The UK's bid to join a 46-country trade agreement on mutually open government procurement markets has hit a setback after the US formally objected to its accession being delayed until the Brexit transition period ends, according to an internal EU note seen by MLex.
There are currently 19 parties signed up to the Agreement on Government Procurement, a multilateral pact among World Trade Organization members, with the EU representing its 28 member countries as a single party. The UK wants to rejoin the agreement as an independent country after Brexit.
On Tuesday, the 46 members backed in principle the UK's final offer of procurement activities that it would open to GPA member countries, intended to replicate its current market-access commitments.
But now “consultations” will continue among the GPA members on the final draft accession decision, according to a Geneva-based official present at the meeting. “Discussions will include how to refer to the withdrawal agreement between the UK and EU,” the official said.
The reason for the decision being blocked from moving to the next stage of the approval process is the US delegation refused to back an EU proposal to postpone the UK's accession until the end of its Brexit implementation period.
The US officials said they were not authorized to back any decision that would deviate from the standard GPA accession template.
It comes despite the US telling the WTO that “having the UK participate in a seamless manner in the GPA was a top priority for the US,” according to the official.
The US move also comes in the same week as President Donald Trump told reporters that the withdrawal agreement "sounds like a great deal for the EU" and hinted that it might affect the UK’s trade with the US.
MLex understands that the US administration needs more clarity on how the UK procurement system will work under the withdrawal agreement before allowing the accession process to advance.
The EU diplomatic note seen by MLex argues that “substantial” US interests could be at stake if the UK's withdrawal agreement is approved due to it specifying that the UK wouldn't rejoin the GPA until after the transition period.
The US is concerned that this would mean the UK’s market-access offer could become outdated due to changes on the international public procurement market. It could also hamper the conclusion of a UK-US free-trade agreement, for which the US has already started formal preparations.
The withdrawal agreement, approved by EU national leaders last Sunday and due for a vote by UK lawmakers on Dec. 11, sets a 21-month transition period during which the UK would continue to be bound to the EU’s trade policy, common external tariffs and standards.
The agreement also provides a safety net for British companies bidding for international government procurement contracts by allowing the UK to rely on the EU’s preferential access to third markets through its GPA membership.
In other words, if the withdrawal agreement is approved, the UK would be covered by the current EU lists of schedules for public procurement access until the end of the transition period on Dec. 31, 2020 — or as much as two years later under an option for the UK to extend the period.
But there is pressure on the UK to get the decision on GPA accession sealed as soon as possible to limit uncertainty for UK companies such as Rolls-Royce and Vodafone about their post-Brexit access to the GPA public procurement market, worth around 1.5 trillion euros ($1.7 trillion) a year.

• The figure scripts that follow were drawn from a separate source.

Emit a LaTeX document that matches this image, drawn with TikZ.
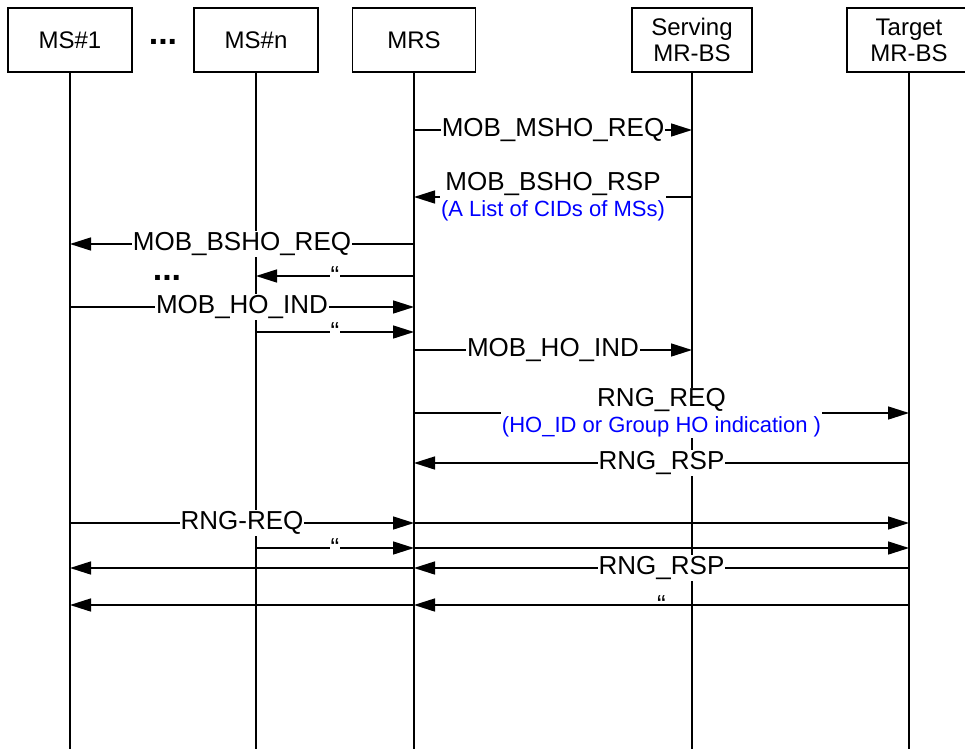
\documentclass[tikz,border=0pt]{standalone}
\usepackage{fontspec}
\setmainfont{Liberation Sans}
\usetikzlibrary{arrows.meta}
\newcommand{\bluenote}[1]{{\color{blue}\fontsize{22}{24}\selectfont #1}}

\begin{document}
\begin{tikzpicture}[x=1pt, y=-1pt,
	box/.style={draw, line width=1.3pt, fill=white, minimum width=124pt, minimum height=64pt, align=center, inner sep=0pt, font=\fontsize{24}{26}\selectfont},
	life/.style={line width=1.3pt},
	msg/.style={line width=1.5pt, -{Triangle[length=21pt, width=13pt]}},
	lbl/.style={fill=white, inner sep=1pt, align=center, font=\fontsize{26}{27}\selectfont},
	quo/.style={inner sep=1pt, font=\fontsize{26}{27}\selectfont},
	more/.style={font=\fontsize{34}{34}\selectfont\bfseries}]
	\useasboundingbox (0,0) rectangle (965,749);
	%entities
	\node[box] (ms1) at (70,40) {MS\#1};
	\node[box] (msn) at (256,40) {MS\#n};
	\node[box, minimum width=123pt] (mrs) at (414,40) {MRS};
	\node[box, minimum width=120pt] (srv) at (692,40) {Serving\\MR-BS};
	\node[box] (tgt) at (909,40) {Target\\MR-BS};
	\node[more] (dots1) at (163,42) {...};
	\coordinate (bot) at (0,749);
	
	%lifelines
	\foreach \e in {ms1,msn,mrs,srv,tgt}
		\draw[life] (\e.south) -- (\e |- bot);
	
	%handover request
	\draw[msg] (mrs |- 0,130) -- node[lbl] (l1) {MOB\_MSHO\_REQ} (srv |- 0,130);
	\draw[msg] (srv |- 0,197) -- node[lbl] (l2) {MOB\_BSHO\_RSP\\[-1pt]\bluenote{(A List of CIDs of MSs)}} (mrs |- 0,197);
	\draw[msg] (mrs |- 0,244) -- node[lbl] (l3) {MOB\_BSHO\_REQ} (ms1 |- 0,244);
	\draw[msg] (mrs |- 0,276) -- node[lbl] (l4) {\textquotedblleft} (msn |- 0,276);
	\node[more] (dots2) at (167,278) {...};
	
	%handover indication
	\draw[msg] (ms1 |- 0,307) -- node[lbl] (l5) {MOB\_HO\_IND} (mrs |- 0,307);
	\draw[msg] (msn |- 0,332) -- node[lbl] (l6) {\textquotedblleft} (mrs |- 0,332);
	\draw[msg] (mrs |- 0,350) -- node[lbl] (l7) {MOB\_HO\_IND} (srv |- 0,350);
	
	%ranging
	\draw[msg] (mrs |- 0,413) -- node[lbl] (l8) {RNG\_REQ\\[-1pt]\bluenote{(HO\_ID or Group HO indication )}} (tgt |- 0,413);
	\draw[msg] (tgt |- 0,463) -- node[lbl] (l9) {RNG\_RSP} (mrs |- 0,463);
	\draw[msg] (ms1 |- 0,523) -- node[lbl] (l10) {RNG-REQ} (mrs |- 0,523);
	\draw[msg] (mrs |- 0,523) -- (tgt |- 0,523);
	\draw[msg] (msn |- 0,548) -- node[lbl] (l11) {\textquotedblleft} (mrs |- 0,548);
	\draw[msg] (mrs |- 0,548) -- (tgt |- 0,548);
	\draw[msg] (tgt |- 0,568) -- node[lbl] (l12) {RNG\_RSP} (mrs |- 0,568);
	\draw[msg] (mrs |- 0,568) -- (ms1 |- 0,568);
	\draw[msg] (tgt |- 0,605) -- node[quo] (l13) {\textquotedblleft} (mrs |- 0,605);
	\draw[msg] (mrs |- 0,605) -- (ms1 |- 0,605);
\end{tikzpicture}
\end{document}
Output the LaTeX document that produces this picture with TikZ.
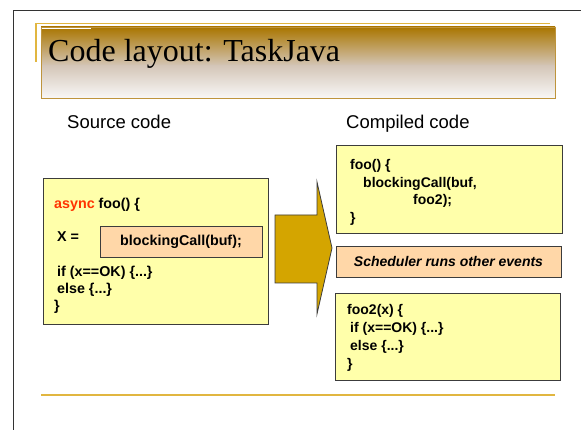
\documentclass[tikz,border=0pt]{standalone}
\usepackage{fontspec}
\setmainfont{Liberation Sans}
\newfontfamily\titlefont{Liberation Serif}

\definecolor{codeyellow}{RGB}{255,255,170}
\definecolor{callpeach}{RGB}{255,215,168}
\definecolor{arrowgold}{RGB}{212,165,0}
\definecolor{boxline}{RGB}{60,60,60}
\definecolor{goldline}{RGB}{225,182,64}
\definecolor{titletop}{RGB}{170,118,0}
\definecolor{titlemid}{RGB}{212,198,184}
\definecolor{titlelow}{RGB}{248,247,246}
\definecolor{titleedge}{RGB}{190,148,60}
\definecolor{keyred}{RGB}{255,51,0}

\begin{document}
\begin{tikzpicture}[x=1pt, y=-1pt,
            codebox/.style={draw=boxline, fill=codeyellow, line width=0.8pt},
            callbox/.style={draw=boxline, fill=callpeach, line width=0.8pt},
            code/.style={anchor=base west, inner sep=0pt, font=\fontsize{14.3}{16}\selectfont\bfseries},
            rcode/.style={anchor=base west, inner sep=0pt, font=\fontsize{14}{16}\selectfont\bfseries},
            heading/.style={anchor=base west, inner sep=0pt, font=\fontsize{18.5}{22}\selectfont}]
    \useasboundingbox (0,0) rectangle (581,430);

    % slide frame and title bar
    \draw[line width=1pt, black!80] (13,430) -- (13,11) -- (581,11);
    \draw[line width=1.4pt, goldline] (36,62) -- (36,23.5) -- (550,23.5);
    \shade[top color=titletop, bottom color=titlemid] (41,27) rectangle (555,66);
    \shade[top color=titlemid, bottom color=titlelow] (41,65.5) rectangle (555,98);
    \draw[line width=0.9pt, titleedge] (41,27) rectangle (555,98);
    \draw[line width=0.8pt, white] (41.5,28) -- (91,28);
    \node[anchor=base west, inner sep=0pt, font=\titlefont\fontsize{32}{36}\selectfont] (title) at (48,62) {Code layout: TaskJava};
    \draw[line width=1.4pt, goldline] (41,395) -- (555,395);

    \node[heading] (srchead) at (67,129) {Source code};
    \node[heading] (cmphead) at (346,129) {Compiled code};

    % source side
    \node[codebox, minimum width=225pt, minimum height=146pt] (src) at (155.5,251) {};
    \node[code] (l1) at (54,209) {\textcolor{keyred}{async} foo() \{};
    \node[code] (l2) at (57,242) {X =};
    \node[callbox, minimum width=162pt, minimum height=31pt, font=\fontsize{14.3}{16}\selectfont\bfseries] (call) at (181,241.5) {blockingCall(buf);};
    \node[code] (l3) at (57,277) {if (x==OK) \{...\}};
    \node[code] (l4) at (57,294) {else \{...\}};
    \node[code] (l5) at (54,311) {\}};

    % the big arrow
    \draw[boxline, line width=0.8pt, fill=arrowgold] (275,215) -- (317,215) -- (317,182) -- (332,248)
        -- (317,314) -- (317,283) -- (275,283) -- cycle;

    % compiled side
    \node[codebox, minimum width=226pt, minimum height=88pt] (foo) at (449,189) {};
    \node[rcode] (f1) at (350,170) {foo() \{};
    \node[rcode] (f2) at (363,188) {blockingCall(buf,};
    \node[rcode] (f3) at (413,205) {foo2);};
    \node[rcode] (f4) at (350,223) {\}};

    \node[callbox, minimum width=225pt, minimum height=31pt, font=\fontsize{14}{16}\selectfont\bfseries\itshape] (sched) at (448.5,261.5) {Scheduler runs other events};

    \node[codebox, minimum width=225pt, minimum height=87pt] (foo2) at (447.5,336.5) {};
    \node[rcode] (g1) at (347,315) {foo2(x) \{};
    \node[rcode] (g2) at (350,333) {if (x==OK) \{...\}};
    \node[rcode] (g3) at (350,350) {else \{...\}};
    \node[rcode] (g4) at (347,368) {\}};
\end{tikzpicture}
\end{document}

The GPA commits parties to open their public procurement markets to each other’s suppliers on a basis “no less favorable than domestic suppliers” and to comply with a set of rules that promote fairness and transparency in public procurement.
The UK opened its GPA negotiations in June by submitting to parties an initial market access offer and replies to a checklist on its national government procurement legislation.
The EU said it would “quickly” send the WTO Secretariat its proposal for an amendment to the UK’s draft accession decision, to be passed on to the GPA members.
This will give the US and other members additional time to look into it and prepare a position for the next meeting, tentatively scheduled for Dec. 14.